Modi and Xi held their second informal summit in Mamallapuram near Chennai in October last year with a focus on further broadening bilateral ties.

Will tensions defuse?

In the midst of the escalating tension, Army Chief Gen M.M. Naravane paid a quiet visit to the headquarters of 14 Corps in Leh on Friday and reviewed with the top commanders the overall security scenario in the region.

In the last one week, local commanders of both the sides held at least five meetings during which the Indian side took strong note of the People’s Liberation Army (PLA) erecting a large numbers of tents in areas in Galwan Valley which India felt belonged to its side of the LAC.
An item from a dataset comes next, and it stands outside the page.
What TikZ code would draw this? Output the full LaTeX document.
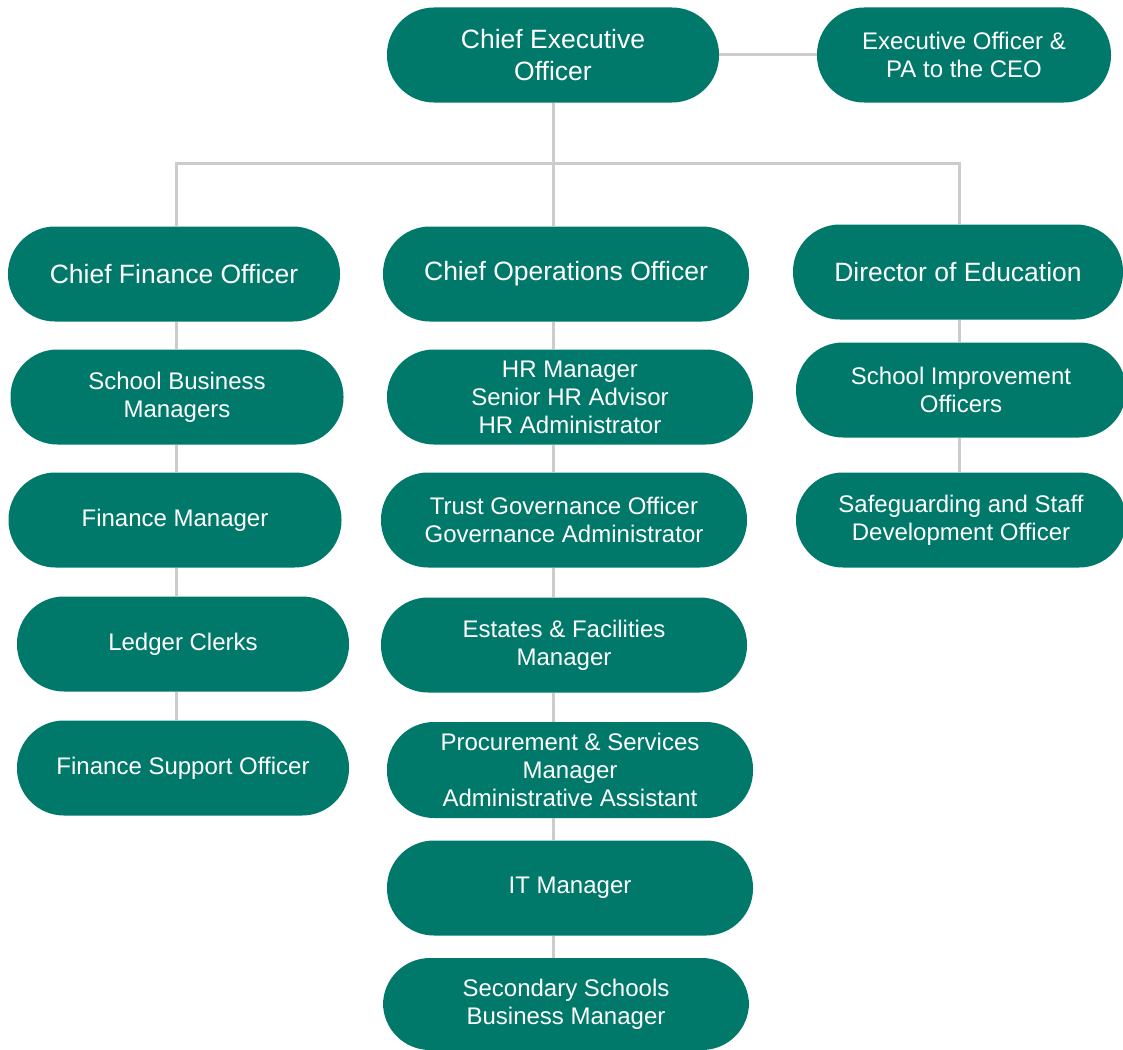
\documentclass[tikz,border=0pt]{standalone}
\usepackage{fontspec}
\setmainfont{Liberation Sans}
\usetikzlibrary{positioning}
\definecolor{boxgreen}{HTML}{00796B}
\definecolor{linegray}{HTML}{CCCCCC}

\begin{document}
\begin{tikzpicture}[x=1pt,y=-1pt,
    post/.style={fill=boxgreen,text=white,rounded corners=47pt,minimum height=95pt,
      minimum width=333pt,align=center,inner sep=0pt,font=\fontsize{24}{28}\selectfont},
    head/.style={post,font=\fontsize{26.5}{32}\selectfont},
    link/.style={draw=linegray,line width=3pt}]
      \fill[white] (0,0) rectangle (1123,1049);
      \useasboundingbox (0,0) rectangle (1123,1049);

      \node[head,minimum width=332pt] (ceo) at (553,55) {Chief Executive\\Officer};
      \node[post,minimum width=294pt] (pa) at (964,55) {Executive Officer \&\\PA to the CEO};

      \node[head,minimum width=332pt] (cfo) at (174,274) {Chief Finance Officer};
      \node[head,minimum width=366pt] (coo) at (566,274) {Chief Operations Officer};
      \node[head,minimum width=330pt] (doe) at (958,272) {Director of Education};

      \node[post] (sbm) at (177,397) {School Business\\Managers};
      \node[post] (fm) at (175,520) {Finance Manager};
      \node[post,minimum width=332pt] (lc) at (183,644) {Ledger Clerks};
      \node[post,minimum width=332pt] (fso) at (183,768) {Finance Support Officer};

      \node[post,minimum width=366pt] (hr) at (570,397) {HR Manager\\Senior HR Advisor\\HR Administrator};
      \node[post,minimum width=366pt] (gov) at (564,520) {Trust Governance Officer\\Governance Administrator};
      \node[post,minimum width=366pt] (est) at (564,645) {Estates \& Facilities\\Manager};
      \node[post,minimum width=366pt,minimum height=96pt] (proc) at (570,770) {Procurement \& Services\\Manager\\Administrative Assistant};
      \node[post,minimum width=366pt] (it) at (570,888) {IT Manager};
      \node[post,minimum width=366pt,minimum height=92pt] (sec) at (566,1004) {Secondary Schools\\Business Manager};

      \node[post,minimum width=330pt] (sio) at (961,390) {School Improvement\\Officers};
      \node[post,minimum width=330pt] (sdo) at (961,520) {Safeguarding and Staff\\Development Officer};

      \coordinate (bus) at (553,163);
      \coordinate (lcol) at (176,0);
      \coordinate (mcol) at (553,0);
      \coordinate (rcol) at (959,0);

      \draw[link] (ceo) -- (pa);
      \draw[link] (ceo) -- (bus);
      \draw[link] (bus) -| (lcol |- cfo.north);
      \draw[link] (bus) -| (rcol |- doe.north);
      \draw[link] (bus) -- (mcol |- coo.north);
      \foreach \a/\b in {cfo/sbm,sbm/fm,fm/lc,lc/fso} {
        \draw[link] (\a.south -| lcol) -- (\b.north -| lcol);
      }
      \foreach \a/\b in {coo/hr,hr/gov,gov/est,est/proc,proc/it,it/sec} {
        \draw[link] (\a.south -| mcol) -- (\b.north -| mcol);
      }
      \foreach \a/\b in {doe/sio,sio/sdo} {
        \draw[link] (\a.south -| rcol) -- (\b.north -| rcol);
      }
    \end{tikzpicture}
\end{document}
India said the Chinese military was hindering normal patrolling by its troops and asserted that India has always taken a very responsible approach towards border management. At a media briefing, External Affairs Ministry Spokesperson Anurag Srivastava also strongly refuted China’s contention that the tension was triggered due to trespassing by Indian forces on the Chinese side.

For the past four decades, India and China have policed the border without firing a single bullet. There are hopes that the tension will defuse without further escalations.